The legal effect of the said procedure is that the competent authority “notify the final decision to the Commission, and where it departs from the Commission opinion it shall state its reasons."

 

It is generally understandable, given the said timelines, that it is in the best interest of the investor, the draft permit application to be submitted by the Member State concerned to the Commission as early as possible. Such a step enables the investor to gain knowledge at an early stage of the procedure of the Commission’s views on the CCS project, and the possible Commission’s additional requirements with respect to it.

 

It seems to be difficult, however, to issue a coherent opinion where key points required to be accounted for in the submission are lacking. The European Commission in its opinion of 28 February 2012 (C(2012) 1236 final) relating to the draft permit for the permanent storage of carbon dioxide in block section P18-4 of block section P18a of the Dutch continental shelf, in accordance with Article 10(1) of Directive 2009/31/EC of 23 April 2009 on the geological storage of carbon dioxide (see: http://ec.europa.eu/clima/news/index_en.htm) was able to cope with this problem.

 

It may be helpful to recall in this place some provisions of the CCS Directive which underline the importance and absolute character of the financial security presented by the investor:

 

- Article 8(1)(a) - stipulating that the competent authority will issue a storage permit only if the competent authority, on the basis of the application submitted and of any other relevant information, is satisfied that all relevant requirements of this Directive and of other relevant Community legislation are met;

 

- Article 7 point 10 – requiring that applications to the competent authority for storage permits should include at least “proof that the financial security or other equivalent provision ... will be valid and effective before commencement of the injection”;

 

- Article 19(1) - Member States should ensure that proof that adequate provisions can be established, by way of financial security or any other equivalent, on the basis of arrangements to be decided by the Member States, is presented by the potential operator as part of the application for a storage permit. This is in order to ensure that all obligations arising under the permit issued pursuant to this Directive, including closure and post-closure requirements, as well as any obligations arising from inclusion of the storage site under Directive 2003/87/EC, can be met. This financial security shall be valid and effective before commencement of injection.

 

Read against this legal background the relevant passage of the Commission’s opinion:

 

“The development of the financial security for the project appears to be at a very early stage. Some evidence has been provided that a bank would take a request to issue a bank guarantee from TAQA Energy B.V. into consideration. It is recommended that this is reflected in the final permit under consideration 15, bullet 3. On the other hand, the draft storage permit contains clear requirements to establish and maintain the financial security or any other equivalent, as required by Article 9 point 9. It provides a breakdown of financial security amounts for different obligations and by yearly period. Based on this breakdown and as far as could be deduced from the documents submitted by the Dutch authorities, it seems that all potential obligations under Directive 2009/31/EC, as well as under Directive 2003/87/EC are adequately covered.

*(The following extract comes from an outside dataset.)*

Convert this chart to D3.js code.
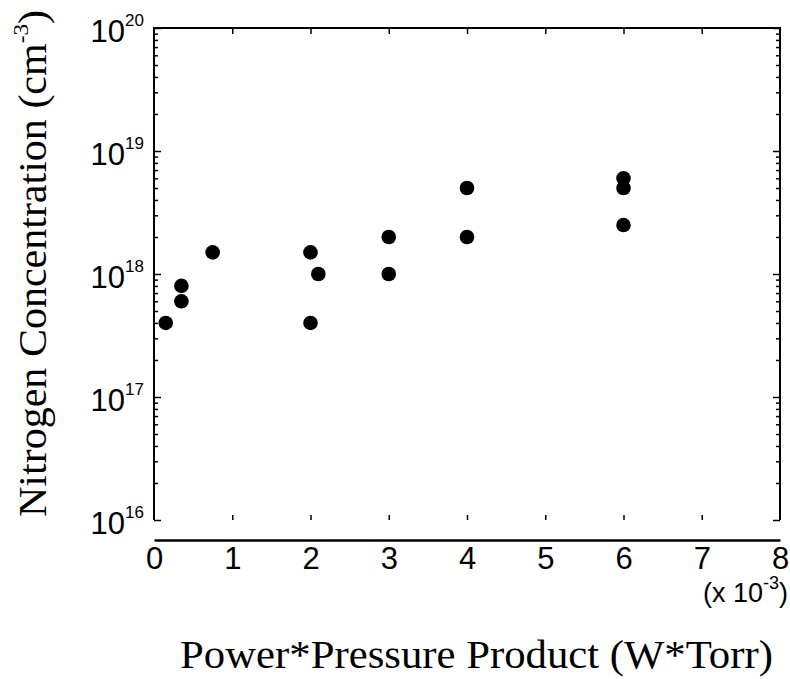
<!DOCTYPE html>
<html>
<head>
<meta charset="utf-8">
<script src="https://cdn.jsdelivr.net/npm/d3@7"></script>
<style>
  html, body { margin: 0; padding: 0; background: #fff; }
  svg { display: block; }
</style>
</head>
<body>
<svg id="chart" width="790" height="679"></svg>
<script>
// ---- data (x in units of 1e-3 W*Torr, y in cm^-3) ----
const powerPressure = [0.15, 0.35, 0.35, 0.75, 2.0, 2.1, 2.0, 3.0, 3.0, 4.0, 4.0, 6.0, 6.0, 6.0];
const nitrogenConc  = [4e17, 8e17, 6e17, 1.5e18, 1.5e18, 1e18, 4e17, 2e18, 1e18, 5e18, 2e18, 6e18, 5e18, 2.5e18];
const xTicks = [0, 1, 2, 3, 4, 5, 6, 7, 8];
const yDecades = [16, 17, 18, 19, 20];
const xTitle = "Power*Pressure Product (W*Torr)";
const yTitle = "Nitrogen Concentration (cm";
const ySup = "-3";

(function () {
const svg = d3.select("#chart");
const pL = 154, pR = 780, pT = 28, pB = 520, xAxisY = 540;
const sans = "'Liberation Sans', Arial, sans-serif";
const serif = "'Liberation Serif', 'Times New Roman', serif";

const x = d3.scaleLinear().domain([0, 8]).range([pL, pR]);
const y = d3.scaleLog().domain([1e16, 1e20]).range([pB, pT]);

const majorY = yDecades.map(d => Math.pow(10, d));
const minorY = [];
for (let e = 16; e < 20; e++) for (let m = 2; m <= 9; m++) minorY.push(m * Math.pow(10, e));

function clean(g) { g.select(".domain").remove(); g.selectAll("line").attr("stroke", "#000").attr("stroke-width", 1.5); }

// left axis ticks (inward)
svg.append("g").attr("transform", `translate(${pL},0)`)
  .call(d3.axisLeft(y).tickValues(majorY).tickSize(-7).tickFormat(""))
  .call(clean);
svg.append("g").attr("transform", `translate(${pL},0)`)
  .call(d3.axisLeft(y).tickValues(minorY).tickSize(-4).tickFormat(""))
  .call(clean);
// right axis ticks (inward)
svg.append("g").attr("transform", `translate(${pR},0)`)
  .call(d3.axisRight(y).tickValues(majorY).tickSize(-7).tickFormat(""))
  .call(clean);
svg.append("g").attr("transform", `translate(${pR},0)`)
  .call(d3.axisRight(y).tickValues(minorY).tickSize(-4).tickFormat(""))
  .call(clean);
// bottom ticks (inward, at y=pB)
svg.append("g").attr("transform", `translate(0,${pB})`)
  .call(d3.axisBottom(x).tickValues(xTicks.slice(1, -1)).tickSize(-5).tickFormat(""))
  .call(clean);
// top ticks (inward)
svg.append("g").attr("transform", `translate(0,${pT})`)
  .call(d3.axisTop(x).tickValues(xTicks.slice(1, -1)).tickSize(-6).tickFormat(""))
  .call(clean);

// frame: left, top, right
svg.append("path")
  .attr("d", `M${pL},${pB}V${pT}H${pR}V${pB}`)
  .attr("fill", "none").attr("stroke", "#000").attr("stroke-width", 2);

// detached x axis line with labels
const xg = svg.append("g").attr("transform", `translate(0,${xAxisY})`)
  .call(d3.axisBottom(x).tickValues(xTicks).tickSize(0).tickPadding(0).tickFormat(d3.format("d")));
xg.select(".domain").attr("stroke", "#000").attr("stroke-width", 2.5);
xg.selectAll("text")
  .attr("font-family", sans)
  .attr("font-size", 31).attr("fill", "#000")
  .attr("dy", null).attr("y", 29);

// multiplier label
const mult = svg.append("text")
  .attr("x", 788).attr("y", 602).attr("text-anchor", "end")
  .attr("font-family", sans).attr("font-size", 27);
mult.append("tspan").text("(x 10");
mult.append("tspan").attr("font-size", 18).attr("dy", -13).text("-3");
mult.append("tspan").attr("dy", 13).text(")");

// y tick labels 10^n
yDecades.forEach(e => {
  const t = svg.append("text")
    .attr("x", 144).attr("y", y(Math.pow(10, e)) + 14)
    .attr("text-anchor", "end")
    .attr("font-family", sans).attr("font-size", 31);
  t.append("tspan").text("10");
  t.append("tspan").attr("font-size", 17).attr("dy", -16).text(String(e));
});

// data points
svg.append("g").selectAll("circle")
  .data(powerPressure.map((v, i) => [v, nitrogenConc[i]]))
  .join("circle")
  .attr("cx", d => x(d[0])).attr("cy", d => y(d[1]))
  .attr("r", 7.3).attr("fill", "#000");

// axis titles, stretched horizontally to the reference extents
function fit(sel, base, target) {
  const w = sel.node().getComputedTextLength();
  sel.attr("transform", `${base} scale(${target / w},1)`);
}
const xt = svg.append("text")
  .attr("x", 0).attr("y", 0).attr("text-anchor", "middle")
  .attr("font-family", serif).attr("font-size", 41)
  .text(xTitle);
fit(xt, "translate(476.5,668)", 593);

const yt = svg.append("text")
  .attr("x", 0).attr("y", 0).attr("text-anchor", "middle")
  .attr("font-family", serif).attr("font-size", 40);
yt.append("tspan").text(yTitle);
yt.append("tspan").attr("font-size", 22).attr("dy", -18).text(ySup);
yt.append("tspan").attr("dy", 18).text(")");
fit(yt, "translate(46,263.5) rotate(-90)", 507);
})();
</script>
</body>
</html>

If the financial security proves inadequate, adjustment of the financial security at the initiative of the Minister is regulated under the Dutch Mining Act.


Adjustment of the financial security after each five-year period is regulated under the Dutch Mining Decree. The type of financial instrument will be determined and approved by the competent authority at least six months prior to commencement of CO2 injection. The permit requirements of the draft storage permit states that a bank guarantee and an escrow account are the preferred types of financial instruments. These two instruments involve independent third parties and can therefore be considered to allow compliance with the requirements as set out in the draft storage permit which is to ensure that the funds available under the financial security will be available to the Dutch authorities under all circumstances independently and without the cooperation of the permit holder, the former permit holder or third parties.”

 

The whole case raises mixed feelings. On the one side it seems appropriate, given the current state of the deployment of the CCS projects and technology, that the Commission apparently makes efforts to facilitate the procedure and avoid blocking it.

 

On the other side the expressions used in the Commission’s opinion “... as far as could be deduced from the documents submitted by the Dutch authorities, it seems that all potential obligations under Directive 2009/31/EC, as well as under Directive 2003/87/EC are adequately covered” evoke wonder.

 

The questions appear whether the requirement that “all potential obligations under Directive 2009/31/EC, as well as under Directive 2003/87/EC are adequately covered” in the CCS permit is the matter with respect thereto the words “it seems” or “as far as could be deduced” are appropriate. Shouldn’t this important point be proved without any ambiguity and with the support of the necessary documentation in the permit application?